-- Exercise objective --
Copy all of the material word for word, except for the pictures.
╭─ Supplied material
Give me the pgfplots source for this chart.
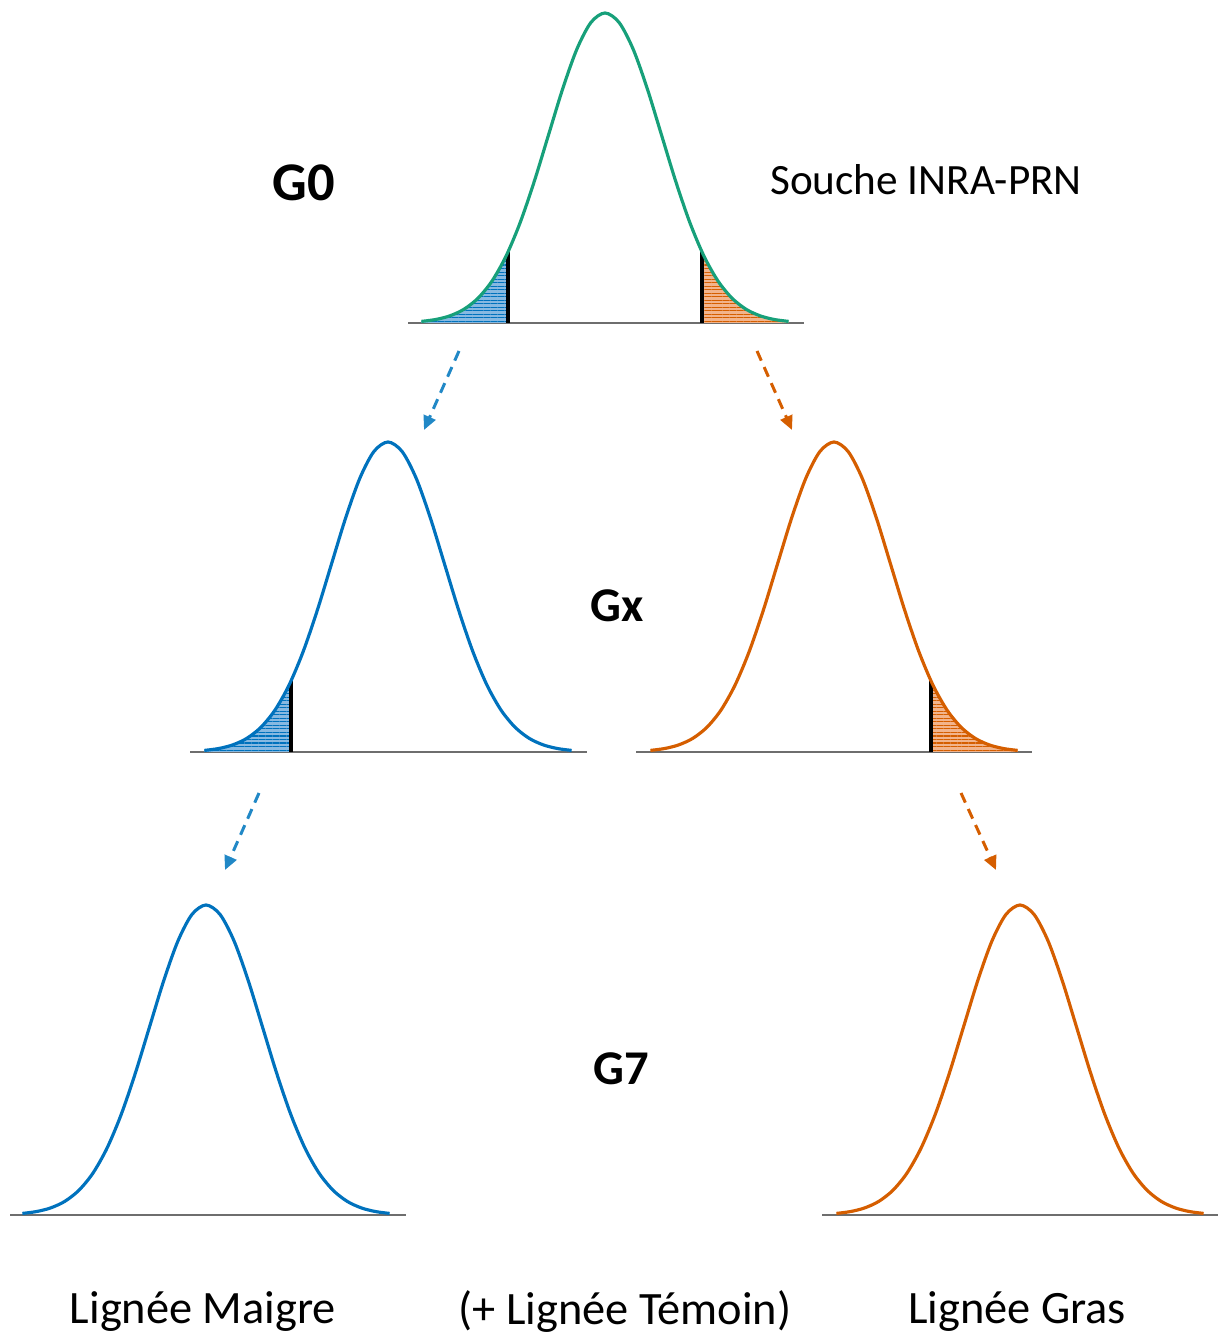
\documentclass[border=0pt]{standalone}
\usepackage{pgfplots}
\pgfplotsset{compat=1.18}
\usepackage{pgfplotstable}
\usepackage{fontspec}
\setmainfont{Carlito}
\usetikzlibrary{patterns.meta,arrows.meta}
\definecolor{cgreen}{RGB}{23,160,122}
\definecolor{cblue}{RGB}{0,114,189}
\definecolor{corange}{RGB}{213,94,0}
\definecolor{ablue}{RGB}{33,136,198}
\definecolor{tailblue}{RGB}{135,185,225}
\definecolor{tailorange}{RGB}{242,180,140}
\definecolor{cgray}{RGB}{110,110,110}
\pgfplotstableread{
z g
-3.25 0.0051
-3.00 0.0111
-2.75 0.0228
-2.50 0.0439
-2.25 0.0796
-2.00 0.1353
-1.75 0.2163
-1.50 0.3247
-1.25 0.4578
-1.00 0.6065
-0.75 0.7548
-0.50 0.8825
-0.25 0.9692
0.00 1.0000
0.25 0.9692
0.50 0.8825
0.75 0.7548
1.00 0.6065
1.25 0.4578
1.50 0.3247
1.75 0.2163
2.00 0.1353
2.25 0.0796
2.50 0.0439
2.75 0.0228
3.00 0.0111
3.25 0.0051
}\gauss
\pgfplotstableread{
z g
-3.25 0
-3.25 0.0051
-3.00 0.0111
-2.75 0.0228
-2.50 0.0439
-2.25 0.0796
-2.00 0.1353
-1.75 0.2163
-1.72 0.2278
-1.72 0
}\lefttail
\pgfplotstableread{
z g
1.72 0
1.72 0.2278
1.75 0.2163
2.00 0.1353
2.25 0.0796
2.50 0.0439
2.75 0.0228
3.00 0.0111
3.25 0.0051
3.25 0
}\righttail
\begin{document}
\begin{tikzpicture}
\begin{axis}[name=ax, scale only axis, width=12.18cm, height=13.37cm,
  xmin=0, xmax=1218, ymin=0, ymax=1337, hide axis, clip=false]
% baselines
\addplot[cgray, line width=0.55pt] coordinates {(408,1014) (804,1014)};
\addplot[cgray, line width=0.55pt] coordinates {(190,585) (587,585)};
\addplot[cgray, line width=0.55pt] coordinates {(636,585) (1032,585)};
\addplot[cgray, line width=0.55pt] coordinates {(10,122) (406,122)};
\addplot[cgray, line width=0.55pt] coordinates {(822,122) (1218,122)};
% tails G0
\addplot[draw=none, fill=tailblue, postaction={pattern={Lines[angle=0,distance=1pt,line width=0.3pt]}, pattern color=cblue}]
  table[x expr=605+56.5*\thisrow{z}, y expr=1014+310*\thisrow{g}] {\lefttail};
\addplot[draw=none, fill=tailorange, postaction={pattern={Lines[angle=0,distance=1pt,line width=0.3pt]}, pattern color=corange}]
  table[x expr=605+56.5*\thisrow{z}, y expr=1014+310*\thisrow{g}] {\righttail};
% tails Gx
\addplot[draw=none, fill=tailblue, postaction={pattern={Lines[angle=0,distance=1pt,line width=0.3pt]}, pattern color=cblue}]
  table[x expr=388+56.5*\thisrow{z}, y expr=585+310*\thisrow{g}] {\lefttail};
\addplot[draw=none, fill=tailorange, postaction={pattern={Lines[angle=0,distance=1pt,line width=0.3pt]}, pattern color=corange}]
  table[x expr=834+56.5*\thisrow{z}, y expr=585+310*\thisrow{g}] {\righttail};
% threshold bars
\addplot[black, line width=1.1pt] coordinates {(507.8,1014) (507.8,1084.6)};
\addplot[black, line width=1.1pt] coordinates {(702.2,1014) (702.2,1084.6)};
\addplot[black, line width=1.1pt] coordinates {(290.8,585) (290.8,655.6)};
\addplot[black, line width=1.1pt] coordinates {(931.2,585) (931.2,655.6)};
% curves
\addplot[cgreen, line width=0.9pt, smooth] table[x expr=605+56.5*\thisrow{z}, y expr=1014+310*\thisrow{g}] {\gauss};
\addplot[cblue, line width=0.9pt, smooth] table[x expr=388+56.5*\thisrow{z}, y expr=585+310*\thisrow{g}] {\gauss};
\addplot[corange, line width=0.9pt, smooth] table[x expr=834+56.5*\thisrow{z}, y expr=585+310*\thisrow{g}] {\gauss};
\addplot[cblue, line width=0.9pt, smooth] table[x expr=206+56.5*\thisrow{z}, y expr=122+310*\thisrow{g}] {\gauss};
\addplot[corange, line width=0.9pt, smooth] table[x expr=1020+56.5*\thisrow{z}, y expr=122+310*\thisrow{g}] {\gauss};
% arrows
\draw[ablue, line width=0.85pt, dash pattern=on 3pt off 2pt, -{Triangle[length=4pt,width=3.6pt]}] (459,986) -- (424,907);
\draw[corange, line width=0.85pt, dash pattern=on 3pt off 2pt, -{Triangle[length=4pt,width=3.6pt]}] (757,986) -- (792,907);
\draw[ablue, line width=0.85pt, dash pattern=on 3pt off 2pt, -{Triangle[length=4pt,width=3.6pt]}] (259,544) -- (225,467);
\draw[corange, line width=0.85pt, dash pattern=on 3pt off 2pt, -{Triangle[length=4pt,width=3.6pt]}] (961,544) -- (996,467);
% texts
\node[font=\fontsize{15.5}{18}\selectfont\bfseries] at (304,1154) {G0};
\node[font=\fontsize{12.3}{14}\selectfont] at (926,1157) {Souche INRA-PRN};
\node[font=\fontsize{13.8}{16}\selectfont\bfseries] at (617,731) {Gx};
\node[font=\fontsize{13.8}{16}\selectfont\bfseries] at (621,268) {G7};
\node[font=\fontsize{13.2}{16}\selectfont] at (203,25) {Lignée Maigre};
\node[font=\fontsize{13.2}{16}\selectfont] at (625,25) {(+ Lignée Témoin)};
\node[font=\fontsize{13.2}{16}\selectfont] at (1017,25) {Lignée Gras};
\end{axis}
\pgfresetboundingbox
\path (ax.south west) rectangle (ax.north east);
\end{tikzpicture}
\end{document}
╰─
-- Result of the exercise --
Give me the pgfplots source for this chart.
\documentclass[border=0pt]{standalone}
\usepackage{pgfplots}
\pgfplotsset{compat=1.18}
\usepackage{pgfplotstable}
\usepackage{fontspec}
\setmainfont{Carlito}
\usetikzlibrary{patterns.meta,arrows.meta}
\definecolor{cgreen}{RGB}{23,160,122}
\definecolor{cblue}{RGB}{0,114,189}
\definecolor{corange}{RGB}{213,94,0}
\definecolor{ablue}{RGB}{33,136,198}
\definecolor{tailblue}{RGB}{135,185,225}
\definecolor{tailorange}{RGB}{242,180,140}
\definecolor{cgray}{RGB}{110,110,110}
\pgfplotstableread{
z g
-3.25 0.0051
-3.00 0.0111
-2.75 0.0228
-2.50 0.0439
-2.25 0.0796
-2.00 0.1353
-1.75 0.2163
-1.50 0.3247
-1.25 0.4578
-1.00 0.6065
-0.75 0.7548
-0.50 0.8825
-0.25 0.9692
0.00 1.0000
0.25 0.9692
0.50 0.8825
0.75 0.7548
1.00 0.6065
1.25 0.4578
1.50 0.3247
1.75 0.2163
2.00 0.1353
2.25 0.0796
2.50 0.0439
2.75 0.0228
3.00 0.0111
3.25 0.0051
}\gauss
\pgfplotstableread{
z g
-3.25 0
-3.25 0.0051
-3.00 0.0111
-2.75 0.0228
-2.50 0.0439
-2.25 0.0796
-2.00 0.1353
-1.75 0.2163
-1.72 0.2278
-1.72 0
}\lefttail
\pgfplotstableread{
z g
1.72 0
1.72 0.2278
1.75 0.2163
2.00 0.1353
2.25 0.0796
2.50 0.0439
2.75 0.0228
3.00 0.0111
3.25 0.0051
3.25 0
}\righttail
\begin{document}
\begin{tikzpicture}
\begin{axis}[name=ax, scale only axis, width=12.18cm, height=13.37cm,
  xmin=0, xmax=1218, ymin=0, ymax=1337, hide axis, clip=false]
% baselines
\addplot[cgray, line width=0.55pt] coordinates {(408,1014) (804,1014)};
\addplot[cgray, line width=0.55pt] coordinates {(190,585) (587,585)};
\addplot[cgray, line width=0.55pt] coordinates {(636,585) (1032,585)};
\addplot[cgray, line width=0.55pt] coordinates {(10,122) (406,122)};
\addplot[cgray, line width=0.55pt] coordinates {(822,122) (1218,122)};
% tails G0
\addplot[draw=none, fill=tailblue, postaction={pattern={Lines[angle=0,distance=1pt,line width=0.3pt]}, pattern color=cblue}]
  table[x expr=605+56.5*\thisrow{z}, y expr=1014+310*\thisrow{g}] {\lefttail};
\addplot[draw=none, fill=tailorange, postaction={pattern={Lines[angle=0,distance=1pt,line width=0.3pt]}, pattern color=corange}]
  table[x expr=605+56.5*\thisrow{z}, y expr=1014+310*\thisrow{g}] {\righttail};
% tails Gx
\addplot[draw=none, fill=tailblue, postaction={pattern={Lines[angle=0,distance=1pt,line width=0.3pt]}, pattern color=cblue}]
  table[x expr=388+56.5*\thisrow{z}, y expr=585+310*\thisrow{g}] {\lefttail};
\addplot[draw=none, fill=tailorange, postaction={pattern={Lines[angle=0,distance=1pt,line width=0.3pt]}, pattern color=corange}]
  table[x expr=834+56.5*\thisrow{z}, y expr=585+310*\thisrow{g}] {\righttail};
% threshold bars
\addplot[black, line width=1.1pt] coordinates {(507.8,1014) (507.8,1084.6)};
\addplot[black, line width=1.1pt] coordinates {(702.2,1014) (702.2,1084.6)};
\addplot[black, line width=1.1pt] coordinates {(290.8,585) (290.8,655.6)};
\addplot[black, line width=1.1pt] coordinates {(931.2,585) (931.2,655.6)};
% curves
\addplot[cgreen, line width=0.9pt, smooth] table[x expr=605+56.5*\thisrow{z}, y expr=1014+310*\thisrow{g}] {\gauss};
\addplot[cblue, line width=0.9pt, smooth] table[x expr=388+56.5*\thisrow{z}, y expr=585+310*\thisrow{g}] {\gauss};
\addplot[corange, line width=0.9pt, smooth] table[x expr=834+56.5*\thisrow{z}, y expr=585+310*\thisrow{g}] {\gauss};
\addplot[cblue, line width=0.9pt, smooth] table[x expr=206+56.5*\thisrow{z}, y expr=122+310*\thisrow{g}] {\gauss};
\addplot[corange, line width=0.9pt, smooth] table[x expr=1020+56.5*\thisrow{z}, y expr=122+310*\thisrow{g}] {\gauss};
% arrows
\draw[ablue, line width=0.85pt, dash pattern=on 3pt off 2pt, -{Triangle[length=4pt,width=3.6pt]}] (459,986) -- (424,907);
\draw[corange, line width=0.85pt, dash pattern=on 3pt off 2pt, -{Triangle[length=4pt,width=3.6pt]}] (757,986) -- (792,907);
\draw[ablue, line width=0.85pt, dash pattern=on 3pt off 2pt, -{Triangle[length=4pt,width=3.6pt]}] (259,544) -- (225,467);
\draw[corange, line width=0.85pt, dash pattern=on 3pt off 2pt, -{Triangle[length=4pt,width=3.6pt]}] (961,544) -- (996,467);
% texts
\node[font=\fontsize{15.5}{18}\selectfont\bfseries] at (304,1154) {G0};
\node[font=\fontsize{12.3}{14}\selectfont] at (926,1157) {Souche INRA-PRN};
\node[font=\fontsize{13.8}{16}\selectfont\bfseries] at (617,731) {Gx};
\node[font=\fontsize{13.8}{16}\selectfont\bfseries] at (621,268) {G7};
\node[font=\fontsize{13.2}{16}\selectfont] at (203,25) {Lignée Maigre};
\node[font=\fontsize{13.2}{16}\selectfont] at (625,25) {(+ Lignée Témoin)};
\node[font=\fontsize{13.2}{16}\selectfont] at (1017,25) {Lignée Gras};
\end{axis}
\pgfresetboundingbox
\path (ax.south west) rectangle (ax.north east);
\end{tikzpicture}
\end{document}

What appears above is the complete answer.